# How to change 1/4: collet to a 1/2" collet on Craftsman 17506



## LuisC (Jun 19, 2010)

I purchased a Craftsman 17506 and table, runs great but it only accepts 1/4" shank bits, I would like to convert it to a 1/2", it is a 2HP router and like I said it is great and has been used very, very little, would anyone know on how to best do this, I am looking at using raised panel bits for cabinet doors. Thank you and please, I know that perhaps the standard answer will be to just go out and buy one with 1/2" collet already but if at all possible, i would like to stay with what I have. All help is appreciate and as much detail as possible on this is even more appreciated! LuisC


----------



## BHuber (May 22, 2009)

I don't think you can, the main shaft has a larger hole in it for 1/2 in then for 1/4. The routers that use both have a different collet for 1/4 inch, it has much larger sides.


----------



## SCOTSMAN (Aug 1, 2008)

Impossible you can't fit something too large into something too small sorry but thats it.Alistair


----------



## a1Jim (Aug 9, 2008)

Buy a PC


----------



## LuisC (Jun 19, 2010)

Thank you all, it seems like the only logical route is a new router, again, thank you all, I was not expecting answers so quickly from all you great folks.
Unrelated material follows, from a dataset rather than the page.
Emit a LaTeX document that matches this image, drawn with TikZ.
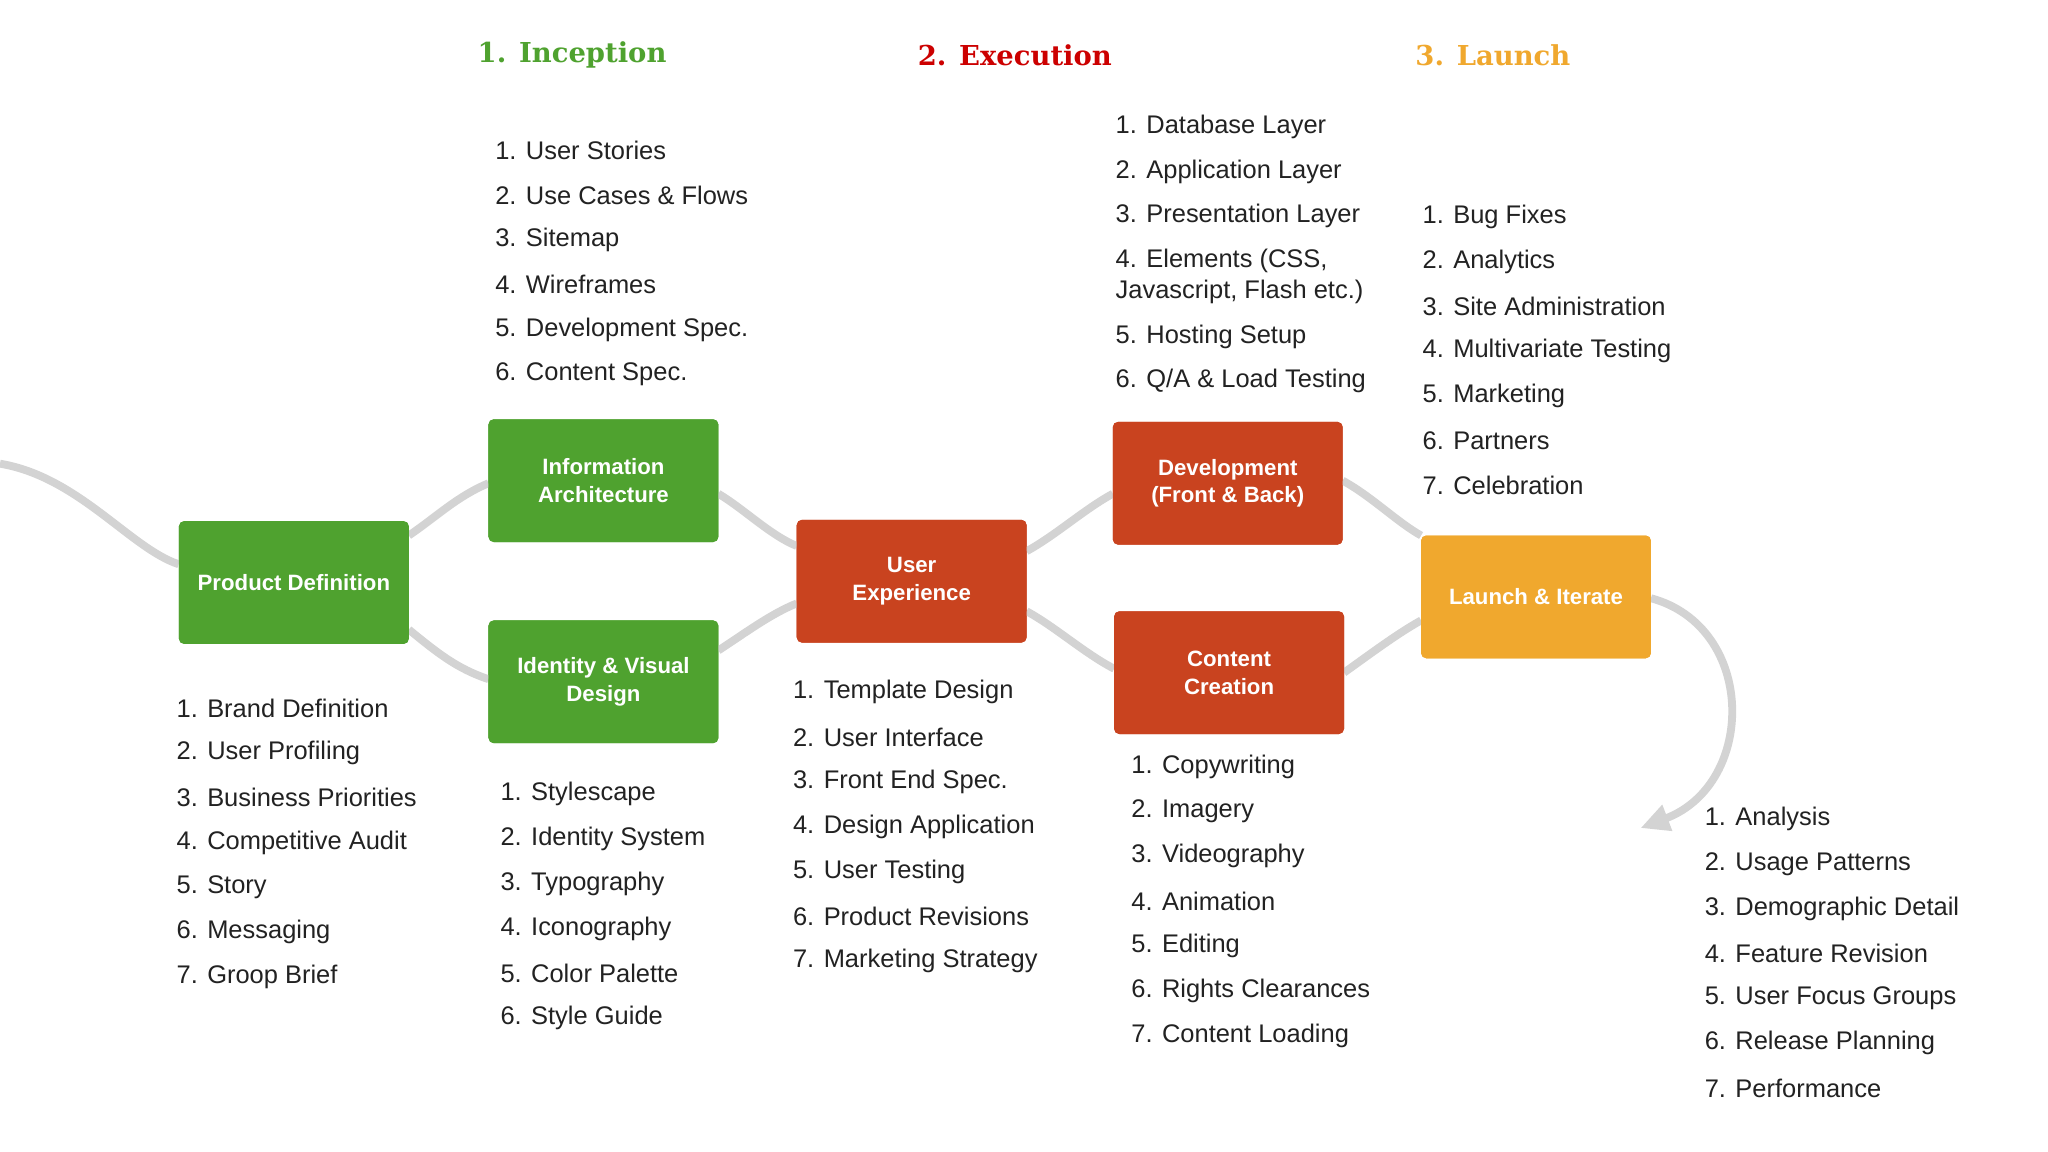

Thanks.


----------



## mtnwild (Sep 28, 2008)

I don't know the model number, but I bought a craftsman router with the 1/4 inch and looked in the parts manual and found a 1/2 inch collet that would adapt. Works great, however it was expensive. Over thirty dollars I think.


----------



## LateNightOwl (Aug 13, 2009)

Do some research on the Craftsman site and/or contact their customer service. There may be a 1/2" collet available. It seems likely for a 2 hp router.


----------